Location
- Starbank Road, Hobmoor Road Birmingham, West Midlands, B10 9LR, B10 9BT, B25 8PY England

Information
- Type: Academy
- Local authority: Birmingham City Council
- Trust: Star Academies
- Department for Education URN: 147757 Tables
- Ofsted: Reports
- Gender: Co-educational
- Age: 3 to 16
- Colours: Red, Black, Grey
- Website: http://www.starbankschool.co.uk/

= Starbank School =

Starbank School is a co-educational all-through school. The school is located over three sites that are close to the boundaries of Bordesley Green, Small Heath, and Yardley in Birmingham, West Midlands, England.

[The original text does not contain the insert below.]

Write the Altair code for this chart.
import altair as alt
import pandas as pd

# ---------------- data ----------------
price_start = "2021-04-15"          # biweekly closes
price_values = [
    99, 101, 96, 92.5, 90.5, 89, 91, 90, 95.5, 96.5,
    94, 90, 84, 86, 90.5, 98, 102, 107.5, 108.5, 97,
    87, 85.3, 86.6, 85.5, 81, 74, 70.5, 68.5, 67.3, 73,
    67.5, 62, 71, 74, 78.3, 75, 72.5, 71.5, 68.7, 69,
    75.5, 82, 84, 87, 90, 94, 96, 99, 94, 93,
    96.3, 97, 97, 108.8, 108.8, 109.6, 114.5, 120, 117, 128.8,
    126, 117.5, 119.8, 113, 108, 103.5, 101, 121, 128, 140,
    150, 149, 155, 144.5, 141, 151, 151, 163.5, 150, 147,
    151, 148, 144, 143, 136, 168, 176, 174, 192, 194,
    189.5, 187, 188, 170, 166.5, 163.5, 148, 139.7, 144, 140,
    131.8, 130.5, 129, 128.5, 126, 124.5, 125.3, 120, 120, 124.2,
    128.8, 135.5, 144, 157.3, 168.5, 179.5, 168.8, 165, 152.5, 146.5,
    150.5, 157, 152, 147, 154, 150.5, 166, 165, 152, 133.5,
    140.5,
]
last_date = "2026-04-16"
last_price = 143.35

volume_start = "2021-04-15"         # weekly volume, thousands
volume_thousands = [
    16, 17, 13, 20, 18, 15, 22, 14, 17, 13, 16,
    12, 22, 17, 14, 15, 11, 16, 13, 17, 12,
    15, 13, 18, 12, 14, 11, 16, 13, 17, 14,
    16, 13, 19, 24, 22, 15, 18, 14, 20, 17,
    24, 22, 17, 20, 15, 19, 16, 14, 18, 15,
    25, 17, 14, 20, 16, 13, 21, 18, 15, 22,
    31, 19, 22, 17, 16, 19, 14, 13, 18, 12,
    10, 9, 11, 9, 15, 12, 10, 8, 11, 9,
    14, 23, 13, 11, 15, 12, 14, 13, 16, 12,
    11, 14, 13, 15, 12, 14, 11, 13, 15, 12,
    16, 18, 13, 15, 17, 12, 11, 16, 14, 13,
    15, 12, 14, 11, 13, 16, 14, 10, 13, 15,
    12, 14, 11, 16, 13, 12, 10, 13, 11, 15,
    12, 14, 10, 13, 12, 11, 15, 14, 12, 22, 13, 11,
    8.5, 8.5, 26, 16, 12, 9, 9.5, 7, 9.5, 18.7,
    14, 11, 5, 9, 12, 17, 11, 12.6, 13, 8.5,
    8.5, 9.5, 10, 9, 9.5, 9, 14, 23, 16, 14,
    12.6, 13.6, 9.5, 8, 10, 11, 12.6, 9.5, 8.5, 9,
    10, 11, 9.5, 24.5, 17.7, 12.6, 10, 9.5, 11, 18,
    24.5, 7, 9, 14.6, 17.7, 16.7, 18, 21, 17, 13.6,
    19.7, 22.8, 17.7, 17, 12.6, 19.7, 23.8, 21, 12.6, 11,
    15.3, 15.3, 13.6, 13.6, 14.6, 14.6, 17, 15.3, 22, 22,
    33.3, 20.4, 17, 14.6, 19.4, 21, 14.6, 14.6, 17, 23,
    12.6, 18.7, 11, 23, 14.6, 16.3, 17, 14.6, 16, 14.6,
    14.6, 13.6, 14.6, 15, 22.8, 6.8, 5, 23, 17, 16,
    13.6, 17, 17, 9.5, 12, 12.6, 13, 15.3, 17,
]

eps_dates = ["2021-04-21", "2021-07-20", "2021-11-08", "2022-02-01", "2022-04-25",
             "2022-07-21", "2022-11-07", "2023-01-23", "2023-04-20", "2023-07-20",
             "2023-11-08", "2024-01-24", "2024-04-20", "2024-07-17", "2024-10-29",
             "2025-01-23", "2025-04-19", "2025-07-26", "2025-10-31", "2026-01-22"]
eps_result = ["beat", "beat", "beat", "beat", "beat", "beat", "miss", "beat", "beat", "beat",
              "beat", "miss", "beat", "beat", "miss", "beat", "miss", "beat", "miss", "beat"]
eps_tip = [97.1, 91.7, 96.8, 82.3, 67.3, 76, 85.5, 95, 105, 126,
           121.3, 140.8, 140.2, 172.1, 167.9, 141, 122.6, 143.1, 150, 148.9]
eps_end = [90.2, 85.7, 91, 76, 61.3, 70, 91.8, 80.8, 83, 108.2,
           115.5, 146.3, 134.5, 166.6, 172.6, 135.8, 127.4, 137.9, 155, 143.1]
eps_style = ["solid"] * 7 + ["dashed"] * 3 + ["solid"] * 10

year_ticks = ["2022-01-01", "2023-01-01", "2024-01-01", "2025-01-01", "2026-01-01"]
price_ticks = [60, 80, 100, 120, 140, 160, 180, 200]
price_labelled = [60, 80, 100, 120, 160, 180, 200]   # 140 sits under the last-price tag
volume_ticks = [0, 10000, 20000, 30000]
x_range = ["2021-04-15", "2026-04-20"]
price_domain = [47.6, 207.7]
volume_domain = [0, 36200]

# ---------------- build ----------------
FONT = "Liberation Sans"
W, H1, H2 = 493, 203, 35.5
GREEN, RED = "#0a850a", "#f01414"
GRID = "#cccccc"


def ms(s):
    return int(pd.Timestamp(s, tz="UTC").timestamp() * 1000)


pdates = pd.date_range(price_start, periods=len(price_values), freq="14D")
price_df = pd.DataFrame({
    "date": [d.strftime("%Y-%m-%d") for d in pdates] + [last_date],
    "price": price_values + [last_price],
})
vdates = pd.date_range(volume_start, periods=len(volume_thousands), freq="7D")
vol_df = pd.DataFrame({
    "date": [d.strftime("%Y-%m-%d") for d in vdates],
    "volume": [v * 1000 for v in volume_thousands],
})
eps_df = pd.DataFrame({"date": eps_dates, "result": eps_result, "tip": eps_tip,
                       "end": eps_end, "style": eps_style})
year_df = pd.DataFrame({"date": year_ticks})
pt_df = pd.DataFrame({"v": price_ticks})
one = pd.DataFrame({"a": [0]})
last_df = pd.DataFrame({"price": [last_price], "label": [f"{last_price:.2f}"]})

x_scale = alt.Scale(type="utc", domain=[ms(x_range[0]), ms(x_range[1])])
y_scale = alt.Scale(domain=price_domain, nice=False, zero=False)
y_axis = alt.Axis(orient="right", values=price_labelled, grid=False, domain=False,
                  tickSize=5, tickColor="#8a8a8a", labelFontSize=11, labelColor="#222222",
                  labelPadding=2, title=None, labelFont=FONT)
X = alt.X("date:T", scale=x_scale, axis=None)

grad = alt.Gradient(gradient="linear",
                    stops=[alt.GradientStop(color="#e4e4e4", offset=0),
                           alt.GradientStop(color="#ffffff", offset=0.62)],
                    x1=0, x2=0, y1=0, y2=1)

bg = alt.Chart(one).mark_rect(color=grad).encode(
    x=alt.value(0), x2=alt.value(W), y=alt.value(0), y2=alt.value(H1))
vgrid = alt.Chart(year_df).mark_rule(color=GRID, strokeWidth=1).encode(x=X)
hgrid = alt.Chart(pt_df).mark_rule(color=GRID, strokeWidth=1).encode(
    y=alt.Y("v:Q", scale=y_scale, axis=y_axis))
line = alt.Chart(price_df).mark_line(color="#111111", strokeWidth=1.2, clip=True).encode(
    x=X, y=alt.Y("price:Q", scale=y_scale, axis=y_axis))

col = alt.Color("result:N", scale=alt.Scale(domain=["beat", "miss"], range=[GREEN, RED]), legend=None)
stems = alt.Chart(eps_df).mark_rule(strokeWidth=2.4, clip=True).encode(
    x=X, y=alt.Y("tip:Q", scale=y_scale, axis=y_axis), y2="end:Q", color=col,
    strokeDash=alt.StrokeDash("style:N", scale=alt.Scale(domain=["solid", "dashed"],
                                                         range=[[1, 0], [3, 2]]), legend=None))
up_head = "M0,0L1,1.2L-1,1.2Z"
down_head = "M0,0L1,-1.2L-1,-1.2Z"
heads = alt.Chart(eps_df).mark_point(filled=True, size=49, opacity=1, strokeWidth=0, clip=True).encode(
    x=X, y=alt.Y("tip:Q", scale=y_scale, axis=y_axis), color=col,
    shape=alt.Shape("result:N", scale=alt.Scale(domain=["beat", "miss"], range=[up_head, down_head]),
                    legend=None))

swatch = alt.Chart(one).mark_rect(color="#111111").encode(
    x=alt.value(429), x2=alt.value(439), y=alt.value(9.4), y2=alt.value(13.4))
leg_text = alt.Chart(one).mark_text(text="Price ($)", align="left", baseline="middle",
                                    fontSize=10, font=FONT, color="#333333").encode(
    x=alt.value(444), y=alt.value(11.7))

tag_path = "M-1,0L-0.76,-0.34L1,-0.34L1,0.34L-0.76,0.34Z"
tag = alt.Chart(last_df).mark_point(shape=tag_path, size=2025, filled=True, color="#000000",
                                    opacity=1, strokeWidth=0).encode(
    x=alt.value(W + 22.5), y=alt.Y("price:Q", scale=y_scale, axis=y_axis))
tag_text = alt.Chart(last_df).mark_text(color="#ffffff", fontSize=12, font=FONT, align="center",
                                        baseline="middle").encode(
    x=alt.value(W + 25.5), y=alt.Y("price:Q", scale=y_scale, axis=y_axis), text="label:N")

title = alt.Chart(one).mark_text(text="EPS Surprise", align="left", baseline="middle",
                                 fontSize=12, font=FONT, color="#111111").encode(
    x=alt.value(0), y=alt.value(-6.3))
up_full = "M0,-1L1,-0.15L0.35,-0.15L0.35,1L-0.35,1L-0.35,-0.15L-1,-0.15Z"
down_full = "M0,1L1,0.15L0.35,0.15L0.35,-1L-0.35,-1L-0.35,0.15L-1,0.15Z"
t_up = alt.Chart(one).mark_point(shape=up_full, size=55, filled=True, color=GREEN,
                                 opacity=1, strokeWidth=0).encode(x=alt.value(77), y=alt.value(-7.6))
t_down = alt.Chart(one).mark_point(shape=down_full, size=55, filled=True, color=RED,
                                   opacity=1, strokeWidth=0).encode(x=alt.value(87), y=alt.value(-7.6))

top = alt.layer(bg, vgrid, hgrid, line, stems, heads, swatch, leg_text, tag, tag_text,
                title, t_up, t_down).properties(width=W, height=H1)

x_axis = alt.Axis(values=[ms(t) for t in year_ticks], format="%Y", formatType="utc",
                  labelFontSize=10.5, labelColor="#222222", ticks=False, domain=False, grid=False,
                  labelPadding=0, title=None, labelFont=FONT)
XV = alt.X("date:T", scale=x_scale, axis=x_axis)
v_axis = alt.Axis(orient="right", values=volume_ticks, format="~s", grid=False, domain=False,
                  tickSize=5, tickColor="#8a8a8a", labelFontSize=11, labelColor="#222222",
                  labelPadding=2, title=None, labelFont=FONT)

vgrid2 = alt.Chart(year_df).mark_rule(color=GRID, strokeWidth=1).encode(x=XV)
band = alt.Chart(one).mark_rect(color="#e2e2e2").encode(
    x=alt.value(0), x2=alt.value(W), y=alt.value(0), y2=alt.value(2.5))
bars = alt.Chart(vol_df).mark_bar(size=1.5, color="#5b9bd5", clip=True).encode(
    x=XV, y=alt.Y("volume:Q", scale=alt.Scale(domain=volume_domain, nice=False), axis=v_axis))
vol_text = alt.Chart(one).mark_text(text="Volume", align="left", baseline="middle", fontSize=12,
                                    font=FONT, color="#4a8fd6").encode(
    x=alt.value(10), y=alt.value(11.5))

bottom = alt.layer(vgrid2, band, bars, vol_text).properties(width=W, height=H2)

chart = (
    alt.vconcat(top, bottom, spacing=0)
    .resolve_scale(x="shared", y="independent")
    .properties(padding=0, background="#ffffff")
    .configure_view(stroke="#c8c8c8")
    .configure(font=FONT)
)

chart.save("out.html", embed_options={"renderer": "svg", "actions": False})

Originally a primary school for pupils aged up to 11, Starbank School started accepting secondary school age pupils in September 2014. The school had a full age range of pupils ages 4 to 16 from September 2018. The school is located over three sites. The original site on Starbank Road houses primary school age pupils, as does the newest site on Bierton Road. The site on Hob Moor Road was relocated to a new site on the same road in September 2016 and this new site accommodates primary school age pupils as well as secondary school age pupils.

Previously a community school administered by Birmingham City Council, in October 2020 Starbank School converted to academy status. The school is now sponsored by Star Academies.